The additional shots from the forwards haven’t helped (yet) thanks to a 7.7% team shot rate at 5-on-5, down from 8.7% a year ago. That their top line is shooting a combined 4.6% speaks to a lot of positive regression to come, so the dividends are likely to pay off. It just didn’t happen in the first month.
We would expect a decline in shots per game from Dobson, which is what matters most for fantasy players, but that hasn’t occurred. That is thanks to averaging over 25 minutes a game in his 10 appearances, a stretch he has never come close to achieving before (he only had two games last season over 25 minutes). That level of ice time has helped keep his peripherals solid even as his shots per minute are at a three-year low and his hits per minute are by far a career-low, falling 47% under his mark in 2022-23.

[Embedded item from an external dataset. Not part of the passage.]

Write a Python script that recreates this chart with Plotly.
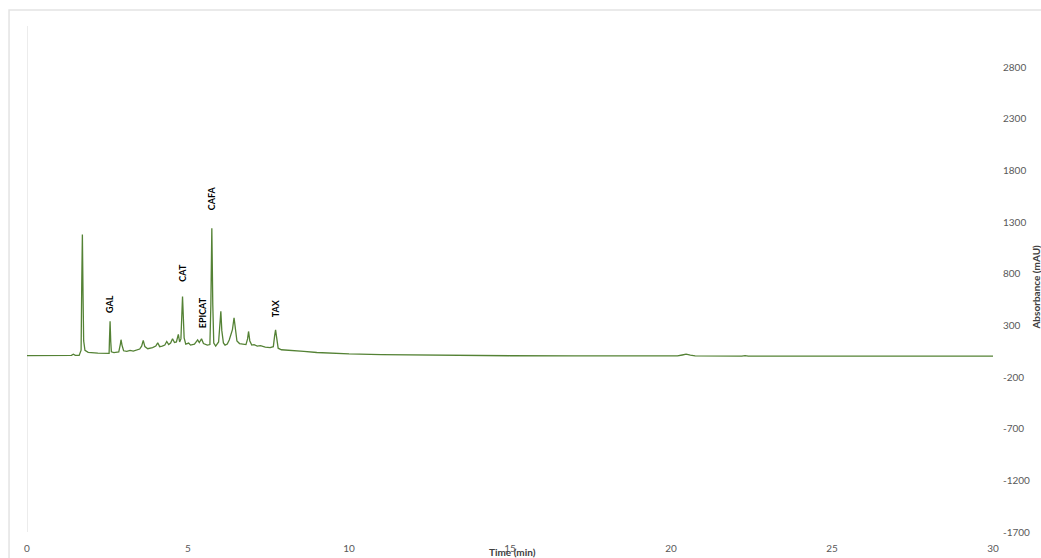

All that ice time is largely due to consecutive injuries to Scott Mayfield and Adam Pelech. New York relies on five rearguards to anchor their blueline so when an injury hits, rather than give more ice time to players like Sebastian Aho or Samuel Bolduc, they just give the remaining core players a bigger role. It is why Ryan Pulock has added roughly four minutes per game from last year’s total while Alexander Romanov has received an extra 2:15 each outing. Mayfield returned over the weekend and though Pelech was out of the lineup, he’s expected back quickly. In Mayfield’s return, Dobson skated 23:49, his lowest mark in nine games. When Pelech is in the lineup, that will surely decline even further.
What is frustrating about this usage is Dobson is an excellent offensive defenceman. Per tracking from AllThreeZones, his scoring chance contributions (SCC, or individual chances plus assists on teammate chances) per 60 minutes at 5-on-5 in 2022-23 was 4.71, just behind Erik Karlsson’s mark of 4.88, and ahead of Charlie McAvoy’s 4.38. Across the 2021-22 and 2022-23 seasons, he averaged 3.51/60 minutes, a shade behind Brandon Montour’s 3.53/60, and inside the 90th percentile of the league’s defenders. That resulted in New York scoring 2.76 goals/60 minutes at 5-on-5 with Dobson on the ice and 2.37/60 when he was off the ice. If the team scored as often without Dobson on the ice as they did with him, they would be a top-10 offensive team in the league at 5-on-5. If they scored as little as they did with him off the ice all the time, they’d be in the bottom 10. He is very important to that Islanders attack.
This is a conundrum fantasy managers often find themselves in. A player shows a lot of promise and produces extremely well for his role, and when he finally gets a much larger role, his production goes from great to elite. We saw that just last season with Mikhail Sergachev and Miro Heiskanen. The conundrum happens when that player fails to hold onto that increased role, and that is Dobson’s issue now. He could be a key cog in the offence, and even run the top power-play unit, but if he’s back down to 20-21 minutes a night for the next five months, his production will suffer. There is just no defeating the way coaches approach their teams, and it’s something fantasy owners have to contend with.
Compounding the problem is that the positive regression outlined earlier may not necessarily come for Dobson. Through 10 games, the team is scoring 4.3 goals/60 minutes with him on the ice – a career-best goal-scoring mark of 16.5% - and shooting 11.9%, also higher than his previous career mark by 17.1% (relatively speaking). If that declines at all, on top of the impending ice time drop, things could get ugly for his production very soon. He won’t be an awful producer, but he won’t be anywhere close to a point-per-game option.
Now might be the time for Dobson fantasy managers to explore a sell-high trade. It seems possible the team’s scoring efficiency will decline with him on the ice from here on out, and it’s probable he’ll lose anywhere from 2-4 minutes per game in ice time. Unless the team radically alters its approach to ice time allocation, let another fantasy owner deal with that double-whammy.